→ YOUR GOAL
Find all lines in the listing that include the word "matplotlib", then copy them.

→ RECORDS FOR THE EXERCISE
- - - - - - -

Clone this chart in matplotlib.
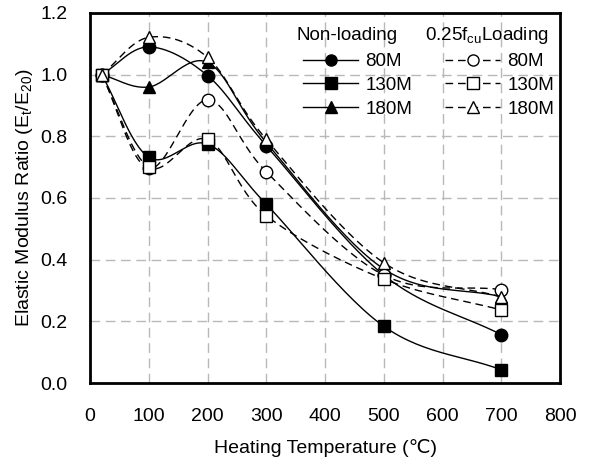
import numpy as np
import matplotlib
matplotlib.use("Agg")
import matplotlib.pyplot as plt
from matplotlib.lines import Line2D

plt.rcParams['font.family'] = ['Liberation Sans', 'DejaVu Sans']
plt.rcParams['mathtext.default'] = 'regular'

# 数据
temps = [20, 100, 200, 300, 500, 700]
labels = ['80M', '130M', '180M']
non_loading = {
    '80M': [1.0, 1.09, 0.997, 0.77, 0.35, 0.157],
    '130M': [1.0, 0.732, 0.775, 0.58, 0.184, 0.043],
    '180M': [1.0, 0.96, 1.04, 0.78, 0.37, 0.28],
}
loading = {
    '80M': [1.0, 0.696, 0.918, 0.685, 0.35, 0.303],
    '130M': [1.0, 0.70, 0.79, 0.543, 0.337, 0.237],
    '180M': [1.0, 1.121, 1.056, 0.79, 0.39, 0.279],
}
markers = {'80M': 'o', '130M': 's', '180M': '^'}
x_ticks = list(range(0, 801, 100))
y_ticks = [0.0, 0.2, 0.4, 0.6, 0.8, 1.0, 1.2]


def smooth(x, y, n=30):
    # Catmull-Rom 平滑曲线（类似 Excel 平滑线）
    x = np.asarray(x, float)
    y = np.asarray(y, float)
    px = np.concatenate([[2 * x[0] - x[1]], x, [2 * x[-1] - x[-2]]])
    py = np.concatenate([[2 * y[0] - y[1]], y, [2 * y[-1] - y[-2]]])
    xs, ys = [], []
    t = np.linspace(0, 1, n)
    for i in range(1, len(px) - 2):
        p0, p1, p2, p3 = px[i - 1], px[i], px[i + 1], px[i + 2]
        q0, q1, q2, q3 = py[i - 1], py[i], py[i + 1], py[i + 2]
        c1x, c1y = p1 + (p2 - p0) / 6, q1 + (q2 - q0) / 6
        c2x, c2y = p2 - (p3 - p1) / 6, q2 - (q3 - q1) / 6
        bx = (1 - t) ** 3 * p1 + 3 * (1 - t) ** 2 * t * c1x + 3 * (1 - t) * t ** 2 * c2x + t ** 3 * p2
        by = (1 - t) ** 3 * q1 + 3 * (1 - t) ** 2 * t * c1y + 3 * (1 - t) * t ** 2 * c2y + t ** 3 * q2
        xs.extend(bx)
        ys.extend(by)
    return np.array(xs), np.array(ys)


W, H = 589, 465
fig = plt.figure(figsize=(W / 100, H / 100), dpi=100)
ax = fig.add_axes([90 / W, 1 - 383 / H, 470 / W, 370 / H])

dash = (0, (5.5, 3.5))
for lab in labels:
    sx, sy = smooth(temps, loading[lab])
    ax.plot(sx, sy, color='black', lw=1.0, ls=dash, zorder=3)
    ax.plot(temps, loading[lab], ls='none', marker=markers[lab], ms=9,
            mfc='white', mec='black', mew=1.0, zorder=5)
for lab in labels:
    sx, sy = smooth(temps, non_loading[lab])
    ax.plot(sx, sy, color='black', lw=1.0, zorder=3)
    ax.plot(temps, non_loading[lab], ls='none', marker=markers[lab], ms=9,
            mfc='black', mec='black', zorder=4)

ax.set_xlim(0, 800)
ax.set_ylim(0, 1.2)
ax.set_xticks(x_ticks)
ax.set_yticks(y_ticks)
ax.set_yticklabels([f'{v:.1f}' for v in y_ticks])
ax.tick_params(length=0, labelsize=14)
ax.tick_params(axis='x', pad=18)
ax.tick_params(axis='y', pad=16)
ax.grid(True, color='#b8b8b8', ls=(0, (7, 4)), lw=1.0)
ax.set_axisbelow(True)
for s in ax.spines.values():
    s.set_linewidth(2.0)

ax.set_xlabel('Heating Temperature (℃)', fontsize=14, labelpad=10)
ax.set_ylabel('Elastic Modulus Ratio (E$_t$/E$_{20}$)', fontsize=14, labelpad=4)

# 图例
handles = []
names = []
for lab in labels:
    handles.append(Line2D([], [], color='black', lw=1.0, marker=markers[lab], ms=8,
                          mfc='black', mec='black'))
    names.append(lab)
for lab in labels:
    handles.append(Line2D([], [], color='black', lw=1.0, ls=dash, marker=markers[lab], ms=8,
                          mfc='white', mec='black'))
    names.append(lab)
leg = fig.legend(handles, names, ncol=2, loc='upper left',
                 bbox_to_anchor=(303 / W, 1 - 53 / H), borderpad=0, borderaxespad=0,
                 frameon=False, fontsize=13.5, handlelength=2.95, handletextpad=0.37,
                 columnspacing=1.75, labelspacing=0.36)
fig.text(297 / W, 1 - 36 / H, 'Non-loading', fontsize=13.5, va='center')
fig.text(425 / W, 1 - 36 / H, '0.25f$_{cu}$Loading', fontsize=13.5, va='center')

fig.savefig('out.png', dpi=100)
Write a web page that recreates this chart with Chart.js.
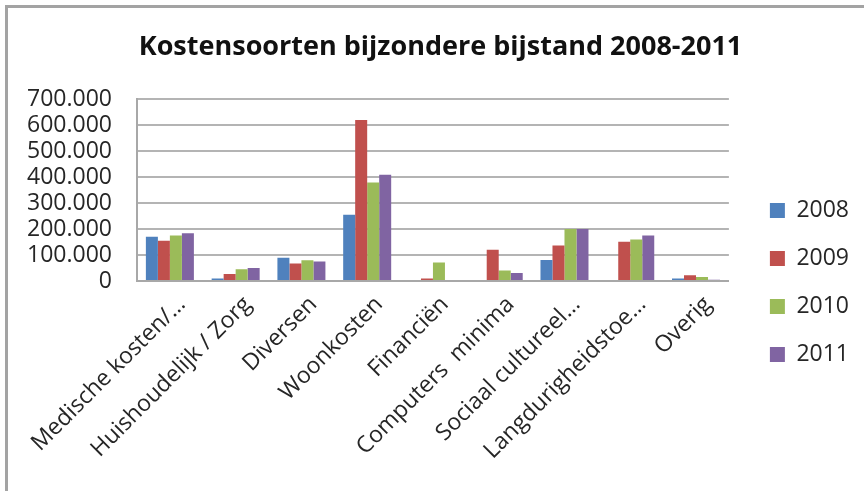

- - - - - - -

→ FINISHED ANSWER
Clone this chart in matplotlib.
import matplotlib
matplotlib.use("Agg")
import matplotlib.pyplot as plt
from matplotlib.lines import Line2D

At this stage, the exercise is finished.